New analysis by DAERA has found that almost half of all NI farms covering 80% of the total land area could be impacted by planned changes to inheritance tax.

The assessment looks at how many farms will breach the proposed £1m limit for Agricultural Property Relief (APR) based on the value of land, yards, houses, livestock and machinery.

The department found that the affected farms contain 93% of all dairy cows in NI, as well as 70% of the local suckler herd and 72% of all ewes.

Over the limit

In a scenario where a farm is split between two individuals to allow APR worth £2m, DAERA found that 24% of NI farms will still be over the limit.

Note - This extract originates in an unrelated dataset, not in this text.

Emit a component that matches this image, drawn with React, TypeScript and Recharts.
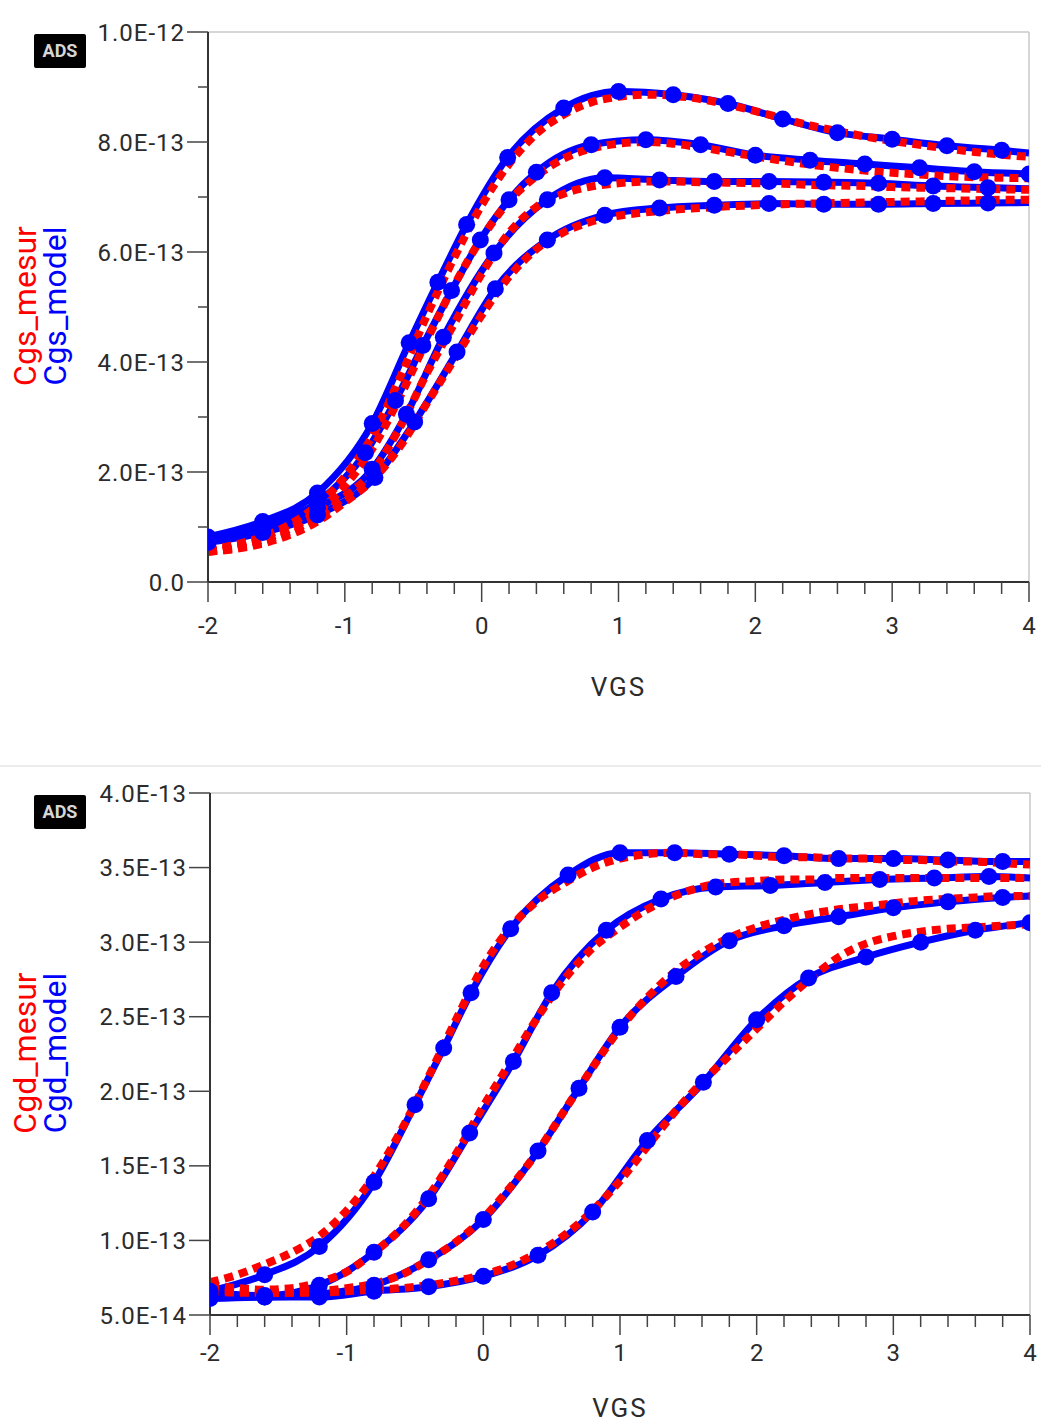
import React from "react";
import { LineChart, Line, XAxis, YAxis, CartesianGrid } from "recharts";

// capacitances are in units of 1e-13 F

const VGS = [
  -2, -1.8, -1.6, -1.4, -1.2, -1, -0.8, -0.6, -0.4, -0.2, 0, 0.2, 0.4, 0.6, 0.8,
  1, 1.2, 1.4, 1.6, 1.8, 2, 2.2, 2.4, 2.6, 2.8, 3, 3.2, 3.4, 3.6, 3.8, 4,
];
const X_GRID = [-2, -1, 0, 1, 2, 3, 4];

// ---- Cgs (top) ----
const CGS_MESUR_1 = [0.58, 0.68, 0.82, 1.05, 1.4, 1.92, 2.65, 3.7, 4.85, 5.9, 6.85, 7.6, 8.15, 8.5, 8.72, 8.82, 8.86, 8.84, 8.78, 8.68, 8.56, 8.43, 8.3, 8.2, 8.1, 8.02, 7.95, 7.88, 7.82, 7.77, 7.73];
const CGS_MESUR_2 = [0.56, 0.64, 0.77, 0.97, 1.28, 1.75, 2.42, 3.35, 4.4, 5.4, 6.25, 6.92, 7.38, 7.7, 7.88, 7.97, 8.0, 7.97, 7.9, 7.82, 7.74, 7.66, 7.59, 7.53, 7.48, 7.44, 7.41, 7.38, 7.36, 7.35, 7.34];
const CGS_MESUR_3 = [0.55, 0.62, 0.74, 0.92, 1.18, 1.55, 2.0, 2.8, 3.8, 4.7, 5.6, 6.35, 6.82, 7.06, 7.19, 7.25, 7.28, 7.28, 7.27, 7.26, 7.25, 7.24, 7.22, 7.21, 7.2, 7.18, 7.17, 7.16, 7.15, 7.14, 7.13];
const CGS_MESUR_4 = [0.55, 0.6, 0.7, 0.86, 1.1, 1.45, 1.85, 2.45, 3.25, 4.05, 4.85, 5.55, 6.05, 6.36, 6.55, 6.66, 6.72, 6.77, 6.8, 6.83, 6.85, 6.87, 6.88, 6.89, 6.9, 6.91, 6.92, 6.93, 6.94, 6.95, 6.95];

const CGS_MODEL_1_VGS = [-2, -1.6, -1.2, -0.8, -0.53, -0.32, -0.11, 0.19, 0.6, 1, 1.4, 1.8, 2.2, 2.6, 3, 3.4, 3.8, 4];
const CGS_MODEL_1 = [0.82, 1.1, 1.62, 2.88, 4.35, 5.45, 6.5, 7.72, 8.62, 8.92, 8.86, 8.7, 8.42, 8.17, 8.05, 7.93, 7.85, 7.8];
const CGS_MODEL_2_VGS = [-2, -1.6, -1.2, -0.85, -0.63, -0.43, -0.22, -0.01, 0.2, 0.4, 0.8, 1.2, 1.6, 2, 2.4, 2.8, 3.2, 3.6, 4];
const CGS_MODEL_2 = [0.78, 1.02, 1.45, 2.35, 3.3, 4.3, 5.3, 6.22, 6.95, 7.45, 7.95, 8.04, 7.95, 7.76, 7.67, 7.6, 7.53, 7.46, 7.42];
const CGS_MODEL_3_VGS = [-2, -1.6, -1.2, -0.8, -0.55, -0.28, 0.09, 0.48, 0.9, 1.3, 1.7, 2.1, 2.5, 2.9, 3.3, 3.7, 4];
const CGS_MODEL_3 = [0.75, 0.97, 1.35, 2.05, 3.05, 4.45, 5.98, 6.95, 7.35, 7.31, 7.28, 7.28, 7.27, 7.25, 7.2, 7.17, 7.15];
const CGS_MODEL_4_VGS = [-2, -1.6, -1.2, -0.78, -0.49, -0.18, 0.1, 0.48, 0.9, 1.3, 1.7, 2.1, 2.5, 2.9, 3.3, 3.7, 4];
const CGS_MODEL_4 = [0.72, 0.9, 1.22, 1.9, 2.91, 4.18, 5.33, 6.22, 6.67, 6.8, 6.85, 6.88, 6.87, 6.87, 6.88, 6.89, 6.9];

const CGS_TICKS = [0, 1, 2, 3, 4, 5, 6, 7, 8, 9, 10];
const CGS_GRID = [0, 2, 4, 6, 8, 10];

// ---- Cgd (bottom) ----
const CGD_MESUR_1 = [0.72, 0.77, 0.84, 0.92, 1.03, 1.2, 1.43, 1.74, 2.1, 2.48, 2.84, 3.1, 3.28, 3.4, 3.5, 3.56, 3.59, 3.6, 3.59, 3.59, 3.58, 3.57, 3.57, 3.56, 3.56, 3.55, 3.55, 3.54, 3.54, 3.53, 3.52];
const CGD_MESUR_2 = [0.7, 0.68, 0.67, 0.68, 0.72, 0.79, 0.92, 1.08, 1.3, 1.58, 1.9, 2.2, 2.5, 2.76, 2.96, 3.1, 3.22, 3.31, 3.37, 3.4, 3.41, 3.42, 3.42, 3.43, 3.43, 3.43, 3.43, 3.43, 3.43, 3.43, 3.43];
const CGD_MESUR_3 = [0.68, 0.66, 0.65, 0.65, 0.66, 0.68, 0.71, 0.77, 0.87, 0.99, 1.15, 1.36, 1.6, 1.88, 2.16, 2.42, 2.63, 2.8, 2.93, 3.03, 3.1, 3.15, 3.19, 3.22, 3.24, 3.26, 3.28, 3.29, 3.3, 3.31, 3.31];
const CGD_MESUR_4 = [0.66, 0.65, 0.65, 0.65, 0.65, 0.66, 0.67, 0.68, 0.7, 0.73, 0.77, 0.83, 0.92, 1.04, 1.2, 1.4, 1.63, 1.86, 2.06, 2.24, 2.42, 2.6, 2.76, 2.9, 2.99, 3.04, 3.07, 3.09, 3.1, 3.11, 3.12];

const CGD_MODEL_1_VGS = [-2, -1.6, -1.2, -0.8, -0.5, -0.29, -0.09, 0.2, 0.62, 1, 1.4, 1.8, 2.2, 2.6, 3, 3.4, 3.8, 4];
const CGD_MODEL_1 = [0.66, 0.77, 0.96, 1.39, 1.91, 2.29, 2.66, 3.09, 3.45, 3.6, 3.6, 3.59, 3.58, 3.56, 3.56, 3.55, 3.54, 3.54];
const CGD_MODEL_2_VGS = [-2, -1.6, -1.2, -0.8, -0.4, -0.1, 0.22, 0.5, 0.9, 1.3, 1.7, 2.1, 2.5, 2.9, 3.3, 3.7, 4];
const CGD_MODEL_2 = [0.65, 0.63, 0.7, 0.92, 1.28, 1.72, 2.2, 2.66, 3.08, 3.29, 3.37, 3.38, 3.4, 3.42, 3.43, 3.44, 3.43];
const CGD_MODEL_3_VGS = [-2, -1.6, -1.2, -0.8, -0.4, 0, 0.4, 0.7, 1, 1.41, 1.8, 2.2, 2.6, 3, 3.4, 3.8, 4];
const CGD_MODEL_3 = [0.63, 0.62, 0.64, 0.7, 0.87, 1.14, 1.6, 2.02, 2.43, 2.77, 3.01, 3.11, 3.17, 3.23, 3.27, 3.3, 3.31];
const CGD_MODEL_4_VGS = [-2, -1.6, -1.2, -0.8, -0.4, 0, 0.4, 0.8, 1.2, 1.61, 2, 2.38, 2.8, 3.2, 3.6, 4];
const CGD_MODEL_4 = [0.61, 0.62, 0.62, 0.66, 0.69, 0.76, 0.9, 1.19, 1.67, 2.06, 2.48, 2.76, 2.9, 3.0, 3.08, 3.13];

const CGD_TICKS = [0.5, 1, 1.5, 2, 2.5, 3, 3.5, 4];

const BLUE = "#0000ff";
const RED = "#ff0000";
const INK = "#2b2b2b";
const FONT = "Roboto, sans-serif";

const isInt = (v: number) => Math.abs(v - Math.round(v)) < 1e-9;
const sci = (v: number) =>
  v === 0 ? "0.0" : (v * 1e-13).toExponential(1).toUpperCase();
const zip = (xs: number[], ys: number[]) => xs.map((x, i) => ({ x, c: ys[i] }));

type Model = { vgs: number[]; c: number[]; endDot: boolean };

type PanelProps = {
  top: number;
  height: number;
  marginTop: number;
  marginRight: number;
  yWidth: number;
  xHeight: number;
  yDomain: [number, number];
  yTicks: number[];
  yGrid: number[];
  isMajor: (v: number) => boolean;
  models: Model[];
  mesur: number[][];
  xLabelDy: number;
  titleOffset: number;
};

function Panel(p: PanelProps) {
  const xTick = ({ x, y, payload }: any) => {
    const v = payload.value;
    const major = isInt(v);
    return (
      <g>
        <line x1={x} x2={x} y1={y} y2={y + (major ? 20 : 12)} stroke="#444" strokeWidth={1.5} />
        {major && (
          <text x={x} y={y + p.xLabelDy} textAnchor="middle" fill={INK}
            style={{ fontFamily: FONT, fontSize: 24 }}>
            {String(Math.round(v))}
          </text>
        )}
      </g>
    );
  };

  const yTick = ({ x, y, payload }: any) => {
    const v = payload.value;
    const major = p.isMajor(v);
    return (
      <g>
        <line x1={x - (major ? 21 : 10)} x2={x} y1={y} y2={y} stroke="#444" strokeWidth={1.5} />
        {major && (
          <text x={x - 23} y={y + 8.5} textAnchor="end" fill={INK}
            style={{ fontFamily: FONT, fontSize: 24, letterSpacing: 1 }}>
            {sci(v)}
          </text>
        )}
      </g>
    );
  };

  const makeDot = (endDot: boolean) => (props: any) => {
    const { cx, cy, index, payload } = props;
    if (!endDot && payload.x === 4) return <g key={`d${index}`} />;
    return <circle key={`d${index}`} cx={cx} cy={cy} r={8.5} fill={BLUE} />;
  };

  return (
    <div style={{ position: "absolute", left: 0, top: p.top }}>
      <LineChart
        width={1041}
        height={p.height}
        margin={{ top: p.marginTop, right: p.marginRight, left: 0, bottom: 0 }}
      >
        <CartesianGrid xAxisId="frame" yAxisId="frame" stroke="#c8c8c8" strokeWidth={1.5} />
        <XAxis
          dataKey="x"
          type="number"
          domain={[-2, 4]}
          allowDataOverflow
          ticks={VGS}
          interval={0}
          height={p.xHeight}
          tickSize={0}
          tickMargin={0}
          tickLine={false}
          tick={xTick}
          axisLine={{ stroke: "#333", strokeWidth: 2 }}
          label={{
            value: "VGS",
            position: "insideBottom",
            offset: p.titleOffset,
            fill: INK,
            style: { fontFamily: FONT, fontSize: 26, letterSpacing: 2 },
          }}
        />
        <XAxis
          xAxisId="frame"
          orientation="top"
          type="number"
          domain={[-2, 4]}
          allowDataOverflow
          ticks={X_GRID}
          interval={0}
          height={0}
          tick={false}
          tickLine={false}
          axisLine={{ stroke: "#333", strokeWidth: 2 }}
        />
        <YAxis
          type="number"
          domain={p.yDomain}
          allowDataOverflow
          ticks={p.yTicks}
          interval={0}
          width={p.yWidth}
          tickSize={0}
          tickMargin={0}
          tickLine={false}
          tick={yTick}
          axisLine={{ stroke: "#333", strokeWidth: 2 }}
        />
        <YAxis
          yAxisId="frame"
          orientation="right"
          type="number"
          domain={p.yDomain}
          allowDataOverflow
          ticks={p.yGrid}
          interval={0}
          width={0}
          tick={false}
          tickLine={false}
          axisLine={{ stroke: "#333", strokeWidth: 2 }}
        />
        {p.models.map((m, i) => (
          <Line
            key={`model${i}`}
            data={zip(m.vgs, m.c)}
            dataKey="c"
            type="monotone"
            stroke={BLUE}
            strokeWidth={7}
            dot={makeDot(m.endDot)}
            activeDot={false}
            isAnimationActive={false}
          />
        ))}
        {p.mesur.map((c, i) => (
          <Line
            key={`mesur${i}`}
            data={zip(VGS, c)}
            dataKey="c"
            type="monotone"
            stroke={RED}
            strokeWidth={8}
            strokeDasharray="9 6"
            dot={false}
            activeDot={false}
            isAnimationActive={false}
          />
        ))}
      </LineChart>
    </div>
  );
}

function Badge({ top }: { top: number }) {
  return (
    <div
      style={{
        position: "absolute",
        left: 34,
        top,
        width: 52,
        height: 34,
        background: "#000",
        borderRadius: 2,
        color: "#d6d6d6",
        fontFamily: FONT,
        fontWeight: 700,
        fontSize: 18,
        lineHeight: "34px",
        textAlign: "center",
      }}
    >
      ADS
    </div>
  );
}

function YLabel({ text, color, x, y }: { text: string; color: string; x: number; y: number }) {
  return (
    <div
      style={{
        position: "absolute",
        left: x,
        top: y,
        transform: "translate(-50%, -50%) rotate(-90deg)",
        color,
        fontFamily: FONT,
        fontSize: 32,
        lineHeight: 1,
        whiteSpace: "nowrap",
      }}
    >
      {text}
    </div>
  );
}

export default function App() {
  return (
    <div
      style={{
        position: "absolute",
        left: 0,
        top: 0,
        width: 1041,
        height: 1426,
        background: "#fff",
        overflow: "hidden",
      }}
    >
      <Panel
        top={0}
        height={720}
        marginTop={32}
        marginRight={12}
        yWidth={208}
        xHeight={138}
        yDomain={[0, 10]}
        yTicks={CGS_TICKS}
        yGrid={CGS_GRID}
        isMajor={(v) => v % 2 === 0}
        models={[
          { vgs: CGS_MODEL_1_VGS, c: CGS_MODEL_1, endDot: false },
          { vgs: CGS_MODEL_2_VGS, c: CGS_MODEL_2, endDot: true },
          { vgs: CGS_MODEL_3_VGS, c: CGS_MODEL_3, endDot: false },
          { vgs: CGS_MODEL_4_VGS, c: CGS_MODEL_4, endDot: false },
        ]}
        mesur={[CGS_MESUR_1, CGS_MESUR_2, CGS_MESUR_3, CGS_MESUR_4]}
        xLabelDy={52}
        titleOffset={24}
      />
      <div style={{ position: "absolute", left: 0, top: 765, width: 1041, height: 2, background: "#ececec" }} />
      <Panel
        top={765}
        height={661}
        marginTop={28}
        marginRight={11}
        yWidth={210}
        xHeight={111}
        yDomain={[0.5, 4]}
        yTicks={CGD_TICKS}
        yGrid={CGD_TICKS}
        isMajor={() => true}
        models={[
          { vgs: CGD_MODEL_1_VGS, c: CGD_MODEL_1, endDot: false },
          { vgs: CGD_MODEL_2_VGS, c: CGD_MODEL_2, endDot: false },
          { vgs: CGD_MODEL_3_VGS, c: CGD_MODEL_3, endDot: false },
          { vgs: CGD_MODEL_4_VGS, c: CGD_MODEL_4, endDot: true },
        ]}
        mesur={[CGD_MESUR_1, CGD_MESUR_2, CGD_MESUR_3, CGD_MESUR_4]}
        xLabelDy={46}
        titleOffset={9}
      />
      <Badge top={34} />
      <Badge top={795} />
      <YLabel text="Cgs_mesur" color={RED} x={25} y={306} />
      <YLabel text="Cgs_model" color={BLUE} x={55} y={306} />
      <YLabel text="Cgd_mesur" color={RED} x={25} y={1053} />
      <YLabel text="Cgd_model" color={BLUE} x={55} y={1053} />
    </div>
  );
}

These farms make up 58% of the NI farmland area, 73% of all dairy cows, 43% of sucklers and 50% of all ewes.

UFU president William Irvine said the UK-wide tax will have “a disproportionate impact” in NI due to higher land values and more farms being owned by one person.

“It skews the effect of this and leaves NI vulnerable,” he told MPs in Westminster on Tuesday.

It was a point backed up by the Central Association of Agricultural Valuers (CAAV) during a meeting with a different committee of MPs the next day.

“In England, 46% of farms are solely owned by one person. It’s probably a higher fraction in NI,” acknowledged Jeremy Moody from the CAAV.

Caution

In his evidence, tax lawyer Stuart Maggs urged caution when it was suggested that more farms should split their ownership across various individuals to get multiple APR allowances.

He said this could lead to more complicated succession plans and will make it difficult for farm businesses to secure loans.

Maggs argued that whilst there are steps available to avoid inheritance tax, it is “a little disingenuous” to suggest that the only farms affected by the changes will be those that are eventually hit with tax bills.

He said eliminating inheritance tax liabilities will involve spending “thousands if not tens of thousands” in fees to lawyers, accountants, land agents, and valuers.

“Even with that, the people who are going to get caught with this are those who die early, those who can’t plan and those who are unfortunate. By any measure, that has to be a bad way to draw up a tax,” Maggs said.

Impact of £1m APR on NI farms updated

Previous analysis by DAERA which solely looked at the average price of bare land found that 36% of NI farms could be over the £1m APR limit.

The new assessment builds on this by using data from the Irish Farmers Journal annual land price survey to give a value to dwelling houses and farmyards.

It also includes estimates of “working capital” from DAERA’s annual farm business survey which covers the value of livestock and machinery.

Taken together, all farm assets which will be subject to inheritance are estimated to be worth £21,000/acre in April 2026 when the changes are due to take effect.

On this basis, it means a farm will need to own just under 48 acres to surpass the £1m APR limit.

Of the 12,801 farms in NI that this applies to, 72% are beef and sheep farms, 17% are dairy units, 5% are arable farms.

DAERA acknowledge that the analysis does not reflect the likely impact on pigs, poultry and horticultural businesses as “non land assets” will have a greater bearing on total farm values.